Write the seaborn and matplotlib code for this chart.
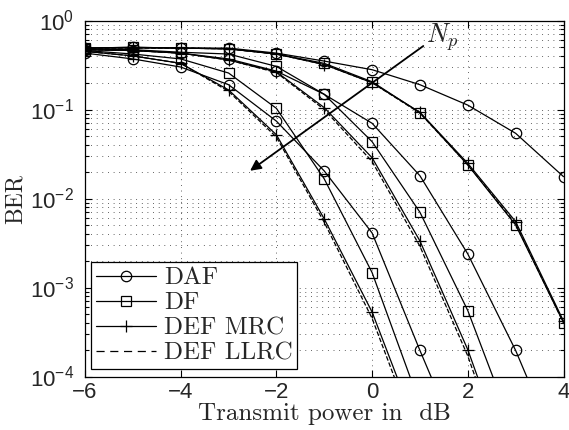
import numpy as np
import pandas as pd
import matplotlib
matplotlib.use("Agg")
import matplotlib.pyplot as plt
from matplotlib.lines import Line2D
from matplotlib.ticker import LogLocator, NullFormatter, FixedLocator
import seaborn as sns

nan = np.nan
snr_db = [-6, -5, -4, -3, -2, -1, 0, 1, 2, 3, 4]

# Right group (smallest N_p)
daf_r = [0.49, 0.50, 0.49, 0.49, 0.43, 0.35, 0.28, 0.19, 0.112, 0.054, 0.0176]
df_r = [0.49, 0.50, 0.49, 0.48, 0.42, 0.33, 0.205, 0.092, 0.0238, 0.00504, 0.000403]
mrc_r = [0.49, 0.49, 0.49, 0.48, 0.42, 0.32, 0.20, 0.093, 0.0248, 0.0055, 0.00042]
llrc_r = [0.49, 0.49, 0.49, 0.48, 0.42, 0.32, 0.20, 0.091, 0.0240, 0.0052, 0.00040]

# Middle group
daf_m = [0.47, 0.46, 0.43, 0.37, 0.27, 0.148, 0.070, 0.018, 0.00238, 0.000196, 1.05e-5]
df_m = [0.48, 0.47, 0.44, 0.42, 0.305, 0.148, 0.0435, 0.0070, 0.00055, 2.1e-5, nan]
mrc_m = [0.47, 0.46, 0.43, 0.36, 0.265, 0.105, 0.0287, 0.00333, 0.0002, 6.3e-6, nan]
llrc_m = [0.47, 0.46, 0.43, 0.36, 0.26, 0.10, 0.026, 0.0029, 0.00017, 5e-6, nan]

# Left group (largest N_p)
daf_l = [0.43, 0.37, 0.30, 0.19, 0.074, 0.0204, 0.0041, 0.000196, 1.05e-5, nan, nan]
df_l = [0.46, 0.42, 0.37, 0.257, 0.103, 0.0166, 0.00147, 4.9e-5, nan, nan, nan]
mrc_l = [0.45, 0.40, 0.33, 0.166, 0.052, 0.0059, 0.00053, 2.1e-5, nan, nan, nan]
llrc_l = [0.45, 0.40, 0.33, 0.16, 0.049, 0.0054, 0.00045, 1.7e-5, nan, nan, nan]

legend_labels = ["DAF", "DF", "DEF MRC", "DEF LLRC"]
x_ticks = [-6, -4, -2, 0, 2, 4]

sns.set_theme(style="white")
plt.rcParams["font.family"] = ["Liberation Sans", "DejaVu Sans"]
plt.rcParams["xtick.direction"] = "in"
plt.rcParams["ytick.direction"] = "in"

fig = plt.figure(figsize=(5.69, 4.30), dpi=100)
ax = fig.add_axes([85 / 569, 1 - 376.5 / 430, (563.5 - 85) / 569, (376.5 - 20.5) / 430])

styles = {
    "DAF": dict(marker="o", linestyle="-"),
    "DF": dict(marker="s", linestyle="-"),
    "DEF MRC": dict(marker="+", linestyle="-"),
    "DEF LLRC": dict(marker=None, linestyle="--"),
}
groups = [
    (daf_r, df_r, mrc_r, llrc_r),
    (daf_m, df_m, mrc_m, llrc_m),
    (daf_l, df_l, mrc_l, llrc_l),
]
lw = 0.9
ms = {"o": 7.5, "s": 6.5, "+": 8}


def line_kw(name):
    st = styles[name]
    kw = dict(color="black", linewidth=lw, linestyle=st["linestyle"])
    if st["marker"] is not None:
        kw.update(marker=st["marker"], markersize=ms[st["marker"]],
                  markerfacecolor="none", markeredgecolor="black", markeredgewidth=lw)
    if st["linestyle"] == "--":
        kw["dashes"] = (6.5, 4.5)
    return kw


for grp in groups:
    for name, vals in zip(legend_labels, grp):
        df = pd.DataFrame({"x": snr_db, "y": vals}).dropna()
        sns.lineplot(data=df, x="x", y="y", ax=ax, legend=False, **line_kw(name))

ax.set_yscale("log")
ax.set_xlim(-6, 4)
ax.set_ylim(1e-4, 1)
ax.xaxis.set_major_locator(FixedLocator(x_ticks))
ax.yaxis.set_major_locator(LogLocator(base=10, numticks=10))
ax.yaxis.set_minor_locator(LogLocator(base=10, subs=np.arange(2, 10), numticks=20))
ax.yaxis.set_minor_formatter(NullFormatter())
grid_ls = (0, (0.8, 5))
ax.grid(True, which="major", axis="both", linestyle=grid_ls, color="0.25", linewidth=0.7)
ax.grid(True, which="minor", axis="y", linestyle=grid_ls, color="0.25", linewidth=0.7)
ax.tick_params(which="both", top=True, right=True, bottom=True, left=True, labelsize=16,
               color="black", width=0.8)
ax.tick_params(which="major", length=5)
ax.tick_params(which="minor", length=3)
ax.tick_params(axis="x", pad=4)
ax.tick_params(axis="y", pad=8)
for s in ax.spines.values():
    s.set_color("black")
    s.set_linewidth(0.9)

ax.set_xlabel("Transmit power in  dB", fontfamily="cmr10", fontsize=18, labelpad=0)
ax.set_ylabel("BER", fontfamily="cmr10", fontsize=17, labelpad=2)

ax.annotate("", xy=(-2.55, 0.0205), xytext=(1.07, 0.517),
            arrowprops=dict(arrowstyle="-|>", color="black", lw=1.3, mutation_scale=16,
                            shrinkA=0, shrinkB=0))
ax.text(1.13, 0.66, r"$N_p$", fontsize=19, math_fontfamily="cm", ha="left", va="center")

handles = [Line2D([], [], **line_kw(name)) for name in legend_labels]
leg = ax.legend(handles, legend_labels, loc="lower left", bbox_to_anchor=(0.013, 0.02),
                prop={"family": "cmr10", "size": 18}, frameon=True, fancybox=False,
                edgecolor="black", framealpha=1, handlelength=2.4, handletextpad=0.3,
                labelspacing=0.1, borderpad=0.2, borderaxespad=0)
leg.get_frame().set_linewidth(0.9)

fig.savefig("out.png", dpi=100)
═══
Instruction: Retype everything in the material word for word, minus pictures.

Solution to the exercise:
Write the seaborn and matplotlib code for this chart.
import numpy as np
import pandas as pd
import matplotlib
matplotlib.use("Agg")
import matplotlib.pyplot as plt
from matplotlib.lines import Line2D
from matplotlib.ticker import LogLocator, NullFormatter, FixedLocator
import seaborn as sns

nan = np.nan
snr_db = [-6, -5, -4, -3, -2, -1, 0, 1, 2, 3, 4]

# Right group (smallest N_p)
daf_r = [0.49, 0.50, 0.49, 0.49, 0.43, 0.35, 0.28, 0.19, 0.112, 0.054, 0.0176]
df_r = [0.49, 0.50, 0.49, 0.48, 0.42, 0.33, 0.205, 0.092, 0.0238, 0.00504, 0.000403]
mrc_r = [0.49, 0.49, 0.49, 0.48, 0.42, 0.32, 0.20, 0.093, 0.0248, 0.0055, 0.00042]
llrc_r = [0.49, 0.49, 0.49, 0.48, 0.42, 0.32, 0.20, 0.091, 0.0240, 0.0052, 0.00040]

# Middle group
daf_m = [0.47, 0.46, 0.43, 0.37, 0.27, 0.148, 0.070, 0.018, 0.00238, 0.000196, 1.05e-5]
df_m = [0.48, 0.47, 0.44, 0.42, 0.305, 0.148, 0.0435, 0.0070, 0.00055, 2.1e-5, nan]
mrc_m = [0.47, 0.46, 0.43, 0.36, 0.265, 0.105, 0.0287, 0.00333, 0.0002, 6.3e-6, nan]
llrc_m = [0.47, 0.46, 0.43, 0.36, 0.26, 0.10, 0.026, 0.0029, 0.00017, 5e-6, nan]

# Left group (largest N_p)
daf_l = [0.43, 0.37, 0.30, 0.19, 0.074, 0.0204, 0.0041, 0.000196, 1.05e-5, nan, nan]
df_l = [0.46, 0.42, 0.37, 0.257, 0.103, 0.0166, 0.00147, 4.9e-5, nan, nan, nan]
mrc_l = [0.45, 0.40, 0.33, 0.166, 0.052, 0.0059, 0.00053, 2.1e-5, nan, nan, nan]
llrc_l = [0.45, 0.40, 0.33, 0.16, 0.049, 0.0054, 0.00045, 1.7e-5, nan, nan, nan]

legend_labels = ["DAF", "DF", "DEF MRC", "DEF LLRC"]
x_ticks = [-6, -4, -2, 0, 2, 4]

sns.set_theme(style="white")
plt.rcParams["font.family"] = ["Liberation Sans", "DejaVu Sans"]
plt.rcParams["xtick.direction"] = "in"
plt.rcParams["ytick.direction"] = "in"

fig = plt.figure(figsize=(5.69, 4.30), dpi=100)
ax = fig.add_axes([85 / 569, 1 - 376.5 / 430, (563.5 - 85) / 569, (376.5 - 20.5) / 430])

styles = {
    "DAF": dict(marker="o", linestyle="-"),
    "DF": dict(marker="s", linestyle="-"),
    "DEF MRC": dict(marker="+", linestyle="-"),
    "DEF LLRC": dict(marker=None, linestyle="--"),
}
groups = [
    (daf_r, df_r, mrc_r, llrc_r),
    (daf_m, df_m, mrc_m, llrc_m),
    (daf_l, df_l, mrc_l, llrc_l),
]
lw = 0.9
ms = {"o": 7.5, "s": 6.5, "+": 8}


def line_kw(name):
    st = styles[name]
    kw = dict(color="black", linewidth=lw, linestyle=st["linestyle"])
    if st["marker"] is not None:
        kw.update(marker=st["marker"], markersize=ms[st["marker"]],
                  markerfacecolor="none", markeredgecolor="black", markeredgewidth=lw)
    if st["linestyle"] == "--":
        kw["dashes"] = (6.5, 4.5)
    return kw


for grp in groups:
    for name, vals in zip(legend_labels, grp):
        df = pd.DataFrame({"x": snr_db, "y": vals}).dropna()
        sns.lineplot(data=df, x="x", y="y", ax=ax, legend=False, **line_kw(name))

ax.set_yscale("log")
ax.set_xlim(-6, 4)
ax.set_ylim(1e-4, 1)
ax.xaxis.set_major_locator(FixedLocator(x_ticks))
ax.yaxis.set_major_locator(LogLocator(base=10, numticks=10))
ax.yaxis.set_minor_locator(LogLocator(base=10, subs=np.arange(2, 10), numticks=20))
ax.yaxis.set_minor_formatter(NullFormatter())
grid_ls = (0, (0.8, 5))
ax.grid(True, which="major", axis="both", linestyle=grid_ls, color="0.25", linewidth=0.7)
ax.grid(True, which="minor", axis="y", linestyle=grid_ls, color="0.25", linewidth=0.7)
ax.tick_params(which="both", top=True, right=True, bottom=True, left=True, labelsize=16,
               color="black", width=0.8)
ax.tick_params(which="major", length=5)
ax.tick_params(which="minor", length=3)
ax.tick_params(axis="x", pad=4)
ax.tick_params(axis="y", pad=8)
for s in ax.spines.values():
    s.set_color("black")
    s.set_linewidth(0.9)

ax.set_xlabel("Transmit power in  dB", fontfamily="cmr10", fontsize=18, labelpad=0)
ax.set_ylabel("BER", fontfamily="cmr10", fontsize=17, labelpad=2)

ax.annotate("", xy=(-2.55, 0.0205), xytext=(1.07, 0.517),
            arrowprops=dict(arrowstyle="-|>", color="black", lw=1.3, mutation_scale=16,
                            shrinkA=0, shrinkB=0))
ax.text(1.13, 0.66, r"$N_p$", fontsize=19, math_fontfamily="cm", ha="left", va="center")

handles = [Line2D([], [], **line_kw(name)) for name in legend_labels]
leg = ax.legend(handles, legend_labels, loc="lower left", bbox_to_anchor=(0.013, 0.02),
                prop={"family": "cmr10", "size": 18}, frameon=True, fancybox=False,
                edgecolor="black", framealpha=1, handlelength=2.4, handletextpad=0.3,
                labelspacing=0.1, borderpad=0.2, borderaxespad=0)
leg.get_frame().set_linewidth(0.9)

fig.savefig("out.png", dpi=100)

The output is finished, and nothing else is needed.